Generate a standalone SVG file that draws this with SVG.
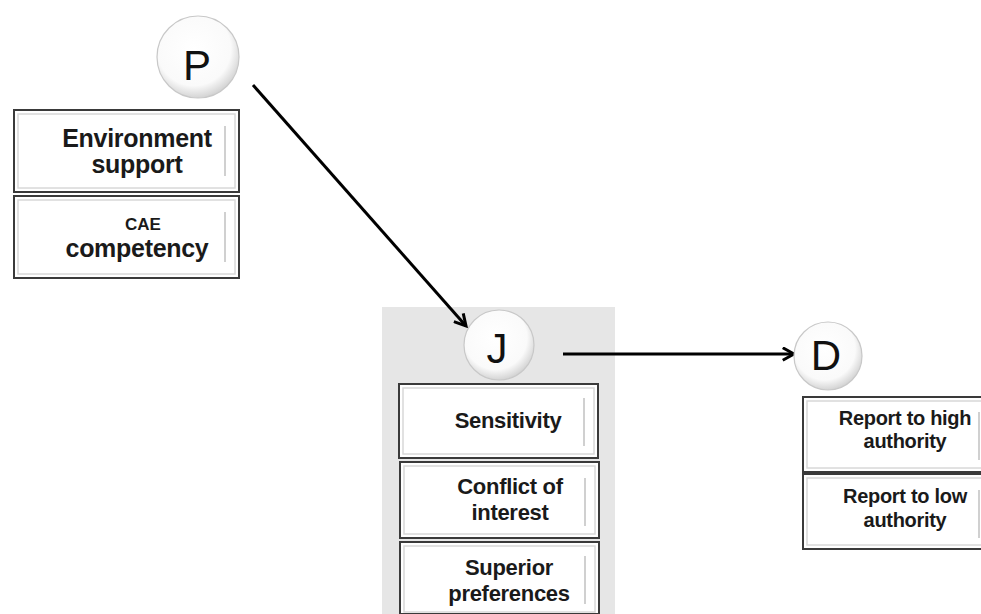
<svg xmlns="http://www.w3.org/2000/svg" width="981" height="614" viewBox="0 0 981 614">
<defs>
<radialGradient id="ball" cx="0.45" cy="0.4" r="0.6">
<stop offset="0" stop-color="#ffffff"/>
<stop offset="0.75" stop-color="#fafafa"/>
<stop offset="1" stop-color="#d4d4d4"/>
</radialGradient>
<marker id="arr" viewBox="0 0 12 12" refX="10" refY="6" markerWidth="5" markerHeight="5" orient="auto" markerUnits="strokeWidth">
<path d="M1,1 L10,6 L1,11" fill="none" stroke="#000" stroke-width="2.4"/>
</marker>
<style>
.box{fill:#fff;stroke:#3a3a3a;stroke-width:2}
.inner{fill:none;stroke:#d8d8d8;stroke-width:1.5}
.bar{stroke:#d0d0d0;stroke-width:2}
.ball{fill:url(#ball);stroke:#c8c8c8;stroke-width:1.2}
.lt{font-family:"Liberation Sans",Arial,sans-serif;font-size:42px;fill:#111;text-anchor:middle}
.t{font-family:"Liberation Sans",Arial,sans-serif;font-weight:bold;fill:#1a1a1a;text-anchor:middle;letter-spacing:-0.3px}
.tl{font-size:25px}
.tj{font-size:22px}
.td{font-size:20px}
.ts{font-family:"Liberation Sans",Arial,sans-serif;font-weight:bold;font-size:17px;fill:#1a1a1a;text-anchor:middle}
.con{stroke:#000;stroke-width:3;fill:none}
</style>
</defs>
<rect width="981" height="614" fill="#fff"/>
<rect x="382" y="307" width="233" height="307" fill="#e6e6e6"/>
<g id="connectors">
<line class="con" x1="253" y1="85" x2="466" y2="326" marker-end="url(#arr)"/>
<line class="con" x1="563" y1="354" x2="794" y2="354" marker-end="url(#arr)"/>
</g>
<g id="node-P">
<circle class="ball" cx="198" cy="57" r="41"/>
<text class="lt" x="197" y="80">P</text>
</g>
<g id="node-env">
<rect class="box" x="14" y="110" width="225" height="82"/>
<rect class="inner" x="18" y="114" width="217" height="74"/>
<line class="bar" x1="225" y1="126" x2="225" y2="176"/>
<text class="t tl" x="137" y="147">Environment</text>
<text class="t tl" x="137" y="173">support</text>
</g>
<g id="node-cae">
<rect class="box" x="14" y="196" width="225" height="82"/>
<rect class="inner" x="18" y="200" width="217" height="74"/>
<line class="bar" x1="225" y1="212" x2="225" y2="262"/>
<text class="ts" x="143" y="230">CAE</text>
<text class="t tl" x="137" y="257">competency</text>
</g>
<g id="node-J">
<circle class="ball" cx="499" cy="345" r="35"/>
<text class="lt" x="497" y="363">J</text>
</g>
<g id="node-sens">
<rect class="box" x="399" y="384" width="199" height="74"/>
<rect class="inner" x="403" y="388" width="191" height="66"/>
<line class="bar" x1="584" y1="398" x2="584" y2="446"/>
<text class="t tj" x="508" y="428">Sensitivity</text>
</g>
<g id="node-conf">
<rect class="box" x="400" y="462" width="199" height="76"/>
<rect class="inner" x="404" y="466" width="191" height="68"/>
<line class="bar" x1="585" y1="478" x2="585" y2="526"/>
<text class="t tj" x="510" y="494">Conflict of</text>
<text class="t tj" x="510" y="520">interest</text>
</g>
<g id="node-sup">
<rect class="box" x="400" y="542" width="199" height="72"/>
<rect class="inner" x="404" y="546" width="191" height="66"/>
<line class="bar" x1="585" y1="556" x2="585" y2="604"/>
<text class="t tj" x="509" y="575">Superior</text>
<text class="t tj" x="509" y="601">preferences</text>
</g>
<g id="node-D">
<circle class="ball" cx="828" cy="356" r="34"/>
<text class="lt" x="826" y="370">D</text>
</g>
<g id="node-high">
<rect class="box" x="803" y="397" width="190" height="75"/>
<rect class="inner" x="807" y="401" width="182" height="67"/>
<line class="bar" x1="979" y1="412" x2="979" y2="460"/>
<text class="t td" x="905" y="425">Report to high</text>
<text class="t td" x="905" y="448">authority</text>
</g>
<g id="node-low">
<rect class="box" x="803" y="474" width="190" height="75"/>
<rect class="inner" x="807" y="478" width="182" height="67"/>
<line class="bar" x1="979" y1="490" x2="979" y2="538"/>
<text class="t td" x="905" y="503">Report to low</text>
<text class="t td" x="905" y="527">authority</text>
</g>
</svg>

### Directions
Write the material out again exactly as it appears, dropping the pictures.

### Answer for this exercise
Generate a standalone SVG file that draws this with SVG.
<svg xmlns="http://www.w3.org/2000/svg" width="981" height="614" viewBox="0 0 981 614">
<defs>
<radialGradient id="ball" cx="0.45" cy="0.4" r="0.6">
<stop offset="0" stop-color="#ffffff"/>
<stop offset="0.75" stop-color="#fafafa"/>
<stop offset="1" stop-color="#d4d4d4"/>
</radialGradient>
<marker id="arr" viewBox="0 0 12 12" refX="10" refY="6" markerWidth="5" markerHeight="5" orient="auto" markerUnits="strokeWidth">
<path d="M1,1 L10,6 L1,11" fill="none" stroke="#000" stroke-width="2.4"/>
</marker>
<style>
.box{fill:#fff;stroke:#3a3a3a;stroke-width:2}
.inner{fill:none;stroke:#d8d8d8;stroke-width:1.5}
.bar{stroke:#d0d0d0;stroke-width:2}
.ball{fill:url(#ball);stroke:#c8c8c8;stroke-width:1.2}
.lt{font-family:"Liberation Sans",Arial,sans-serif;font-size:42px;fill:#111;text-anchor:middle}
.t{font-family:"Liberation Sans",Arial,sans-serif;font-weight:bold;fill:#1a1a1a;text-anchor:middle;letter-spacing:-0.3px}
.tl{font-size:25px}
.tj{font-size:22px}
.td{font-size:20px}
.ts{font-family:"Liberation Sans",Arial,sans-serif;font-weight:bold;font-size:17px;fill:#1a1a1a;text-anchor:middle}
.con{stroke:#000;stroke-width:3;fill:none}
</style>
</defs>
<rect width="981" height="614" fill="#fff"/>
<rect x="382" y="307" width="233" height="307" fill="#e6e6e6"/>
<g id="connectors">
<line class="con" x1="253" y1="85" x2="466" y2="326" marker-end="url(#arr)"/>
<line class="con" x1="563" y1="354" x2="794" y2="354" marker-end="url(#arr)"/>
</g>
<g id="node-P">
<circle class="ball" cx="198" cy="57" r="41"/>
<text class="lt" x="197" y="80">P</text>
</g>
<g id="node-env">
<rect class="box" x="14" y="110" width="225" height="82"/>
<rect class="inner" x="18" y="114" width="217" height="74"/>
<line class="bar" x1="225" y1="126" x2="225" y2="176"/>
<text class="t tl" x="137" y="147">Environment</text>
<text class="t tl" x="137" y="173">support</text>
</g>
<g id="node-cae">
<rect class="box" x="14" y="196" width="225" height="82"/>
<rect class="inner" x="18" y="200" width="217" height="74"/>
<line class="bar" x1="225" y1="212" x2="225" y2="262"/>
<text class="ts" x="143" y="230">CAE</text>
<text class="t tl" x="137" y="257">competency</text>
</g>
<g id="node-J">
<circle class="ball" cx="499" cy="345" r="35"/>
<text class="lt" x="497" y="363">J</text>
</g>
<g id="node-sens">
<rect class="box" x="399" y="384" width="199" height="74"/>
<rect class="inner" x="403" y="388" width="191" height="66"/>
<line class="bar" x1="584" y1="398" x2="584" y2="446"/>
<text class="t tj" x="508" y="428">Sensitivity</text>
</g>
<g id="node-conf">
<rect class="box" x="400" y="462" width="199" height="76"/>
<rect class="inner" x="404" y="466" width="191" height="68"/>
<line class="bar" x1="585" y1="478" x2="585" y2="526"/>
<text class="t tj" x="510" y="494">Conflict of</text>
<text class="t tj" x="510" y="520">interest</text>
</g>
<g id="node-sup">
<rect class="box" x="400" y="542" width="199" height="72"/>
<rect class="inner" x="404" y="546" width="191" height="66"/>
<line class="bar" x1="585" y1="556" x2="585" y2="604"/>
<text class="t tj" x="509" y="575">Superior</text>
<text class="t tj" x="509" y="601">preferences</text>
</g>
<g id="node-D">
<circle class="ball" cx="828" cy="356" r="34"/>
<text class="lt" x="826" y="370">D</text>
</g>
<g id="node-high">
<rect class="box" x="803" y="397" width="190" height="75"/>
<rect class="inner" x="807" y="401" width="182" height="67"/>
<line class="bar" x1="979" y1="412" x2="979" y2="460"/>
<text class="t td" x="905" y="425">Report to high</text>
<text class="t td" x="905" y="448">authority</text>
</g>
<g id="node-low">
<rect class="box" x="803" y="474" width="190" height="75"/>
<rect class="inner" x="807" y="478" width="182" height="67"/>
<line class="bar" x1="979" y1="490" x2="979" y2="538"/>
<text class="t td" x="905" y="503">Report to low</text>
<text class="t td" x="905" y="527">authority</text>
</g>
</svg>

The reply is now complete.